Satisfied that he had raised the kingdom one level closer to transcendence, the king rose and walked from his royal chambers to the castle’s throne room for the christening of his niece.  A great banquet followed, and the meal included the kings’s personal favorite, veal.

The assemblage watched and waited as the king was served his meal, for it was customary for royalty to take the first taste of the food in Dakota.  As Jeremiah sliced through the tender filet and stabbed with fork his first cut, he stopped halfway to his mouth and brought the meat instead to his right eye.  After inspecting it, he slammed the fist holding the fork on the table, the veal flying away and landing in the lap of Lady Lorelei.

“Bring the royal cook out at once,” the king commanded.

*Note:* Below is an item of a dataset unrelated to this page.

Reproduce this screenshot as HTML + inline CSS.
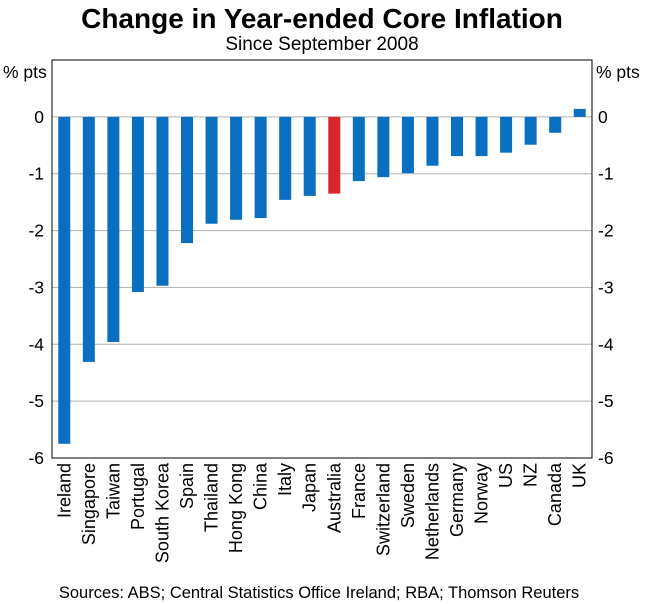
<!DOCTYPE html>
<html><head><meta charset="utf-8"><style>
body{margin:0;background:#fff;}
svg{display:block;font-family:"Liberation Sans",Arial,sans-serif;}
</style></head><body>
<svg id="c" width="645" height="604">
<text x="322" y="28" text-anchor="middle" font-size="28" font-weight="bold">Change in Year-ended Core Inflation</text>
<text x="322" y="50" text-anchor="middle" font-size="19">Since September 2008</text>
<text x="3" y="78" font-size="17.5">% pts</text>
<text x="596" y="78" font-size="17.5">% pts</text>
<text x="319" y="598" text-anchor="middle" font-size="16.5">Sources: ABS; Central Statistics Office Ireland; RBA; Thomson Reuters</text>
<g id="grid"></g><g id="bars"></g><g id="labels"></g>
<rect x="52" y="60" width="540" height="398" fill="none" stroke="#000" stroke-width="1"/>
</svg>
<script>
const categories=["Ireland","Singapore","Taiwan","Portugal","South Korea","Spain","Thailand","Hong Kong","China","Italy","Japan","Australia","France","Switzerland","Sweden","Netherlands","Germany","Norway","US","NZ","Canada","UK"];
const values=[-5.75,-4.31,-3.96,-3.08,-2.97,-2.22,-1.88,-1.81,-1.78,-1.46,-1.39,-1.35,-1.13,-1.06,-0.99,-0.86,-0.69,-0.69,-0.63,-0.49,-0.28,0.14];
const highlight="Australia";
const ticks=[0,-1,-2,-3,-4,-5,-6];
const ns="http://www.w3.org/2000/svg";
const L=52,R=592,T=60,B=458,ymax=1,ymin=-6;
const y=v=>T+(ymax-v)/(ymax-ymin)*(B-T);
const bw=(R-L)/categories.length;
const x=i=>L+bw*(i+0.5);
function mk(tag,attrs,parent){const e=document.createElementNS(ns,tag);for(const k in attrs)e.setAttribute(k,attrs[k]);document.getElementById(parent).appendChild(e);return e;}
ticks.forEach(t=>{
  const g=mk("line",{x1:L,x2:R,y1:y(t),y2:y(t),stroke:"#b0b0b0","stroke-width":1},"grid");
  
  
  const a=mk("text",{x:L-8,y:y(t)+6,"text-anchor":"end","font-size":17.5},"grid");
  a.textContent=t;
  
  
  const b=mk("text",{x:R+6,y:y(t)+6,"text-anchor":"start","font-size":17.5},"grid");
  b.textContent=t;
  
  
});
categories.forEach((c,i)=>{
  const v=values[i];
  const r=mk("rect",{x:x(i)-6,width:12,y:Math.min(y(v),y(0)),height:Math.abs(y(v)-y(0)),fill:c===highlight?"#d7262b":"#0a6fc0"},"bars");
  
  
  const t=mk("text",{transform:`translate(${x(i)+6},${B+5}) rotate(-90)`,"text-anchor":"end","font-size":18},"labels");
  t.textContent=c;
  
  
});
</script>
</body></html>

The cook emerged from the kitchen and dropped to his knees ten feet before reaching the king, moving to the royal feet with his head bowed to the mosaic tile floor.  “Your highness?” the cook squeaked.

“The veal, it’s full of gristle!  What have you to say for serving this imperfect meal to me?”

The cook bowed even lower, his lips an inch from the floor.  Without looking up, he said, “Forgive me, merciful king.  Perhaps this one animal was diseased and unworthy of the honor you bestow upon it by serving it at this royal feast.  Please, your highness, allow me to quickly prepare another.”

The king stood abruptly and shouted, “No, this is my command!  All the calves in the kingdom will be slaughtered.  All the bulls and cows as well.  Nothing imperfect can be allowed.  We will buy new cattle who will meet our perfect standard.  Until then, every royal meal will include fried chicken as the main course.  So let it be written!”

The record keeper of the kingdom recorded the words of the ruler and over the next week, all the cattle in the land were butchered.

Several weeks later, as Jeremiah reclined in the King’s library while his valet read to him, his sommelier brought a carafe of Petite Syrah, his favored wine.  The sommelier poured the wine and the king raised his glass, silently toasting both his dead father and mother.  He brought the goblet to his lips and took a healthy drink – which he promptly spit out at his valet and sommelier and on the Persian carpet, a three-hundred-year-old mainstay of the palace.

“What is this?  Are you trying to poison me with this..this..poison?”

The sommelier backed up three steps quickly.  “Excellency, this is your select grape from the mountain vines along the western edge of the royal grounds.  It has produced the finest wine for decades.  Perhaps this one bottle was contaminated – “

“If one is bad, all are bad!.  This wine is tainted.  All the wine must be tainted.  Go!  Go to the royal barrels and dispose of all of it.  And all the vines must be uprooted and replanted.  Go!”

The sommelier bowed deeply and ran from the room.  Into the river, all the wine was poured.  Up from their roots, all the vines were pulled.

Year after year, Jeremiah insisted on a perfect standard for the apples and veal in the kingdom, and so year after year, the harvests of apples and the flocks of cattle were destroyed and not eaten.  There was no wine in the land either, since the new vines produced no grapes as they matured.

One bright May afternoon, as the king was strolling the royal gardens, he grasp his left arm, stumbled and lost his footing and lie on his back.  Suddenly, his hands came to his chest, he breathed deeply and on his royal exhale, he died.

The royal doctor was brought to the king’s body to determine the royal cause of death.  When he finished his review, he reported to the kingdom:

“Be it known that his Highness, King Jeremiah, died on the twentieth of May in the year two thousand twenty.  His royal highness was felled by heart disease which he had not previously exhibited.  It is the opinion of this examiner that the change in the king’s diet after his purging of the apples, wine and veal in the land removed the protective qualities of these foods and subjected the king to this disease.  We, his loyal subjects, remember him perfectly.”

Upon reading this proclamation to the people of Dakota, the royal doctor turned to the king’s valet and said, “If only King Jeremiah had gotten rid of just that one bad apple.”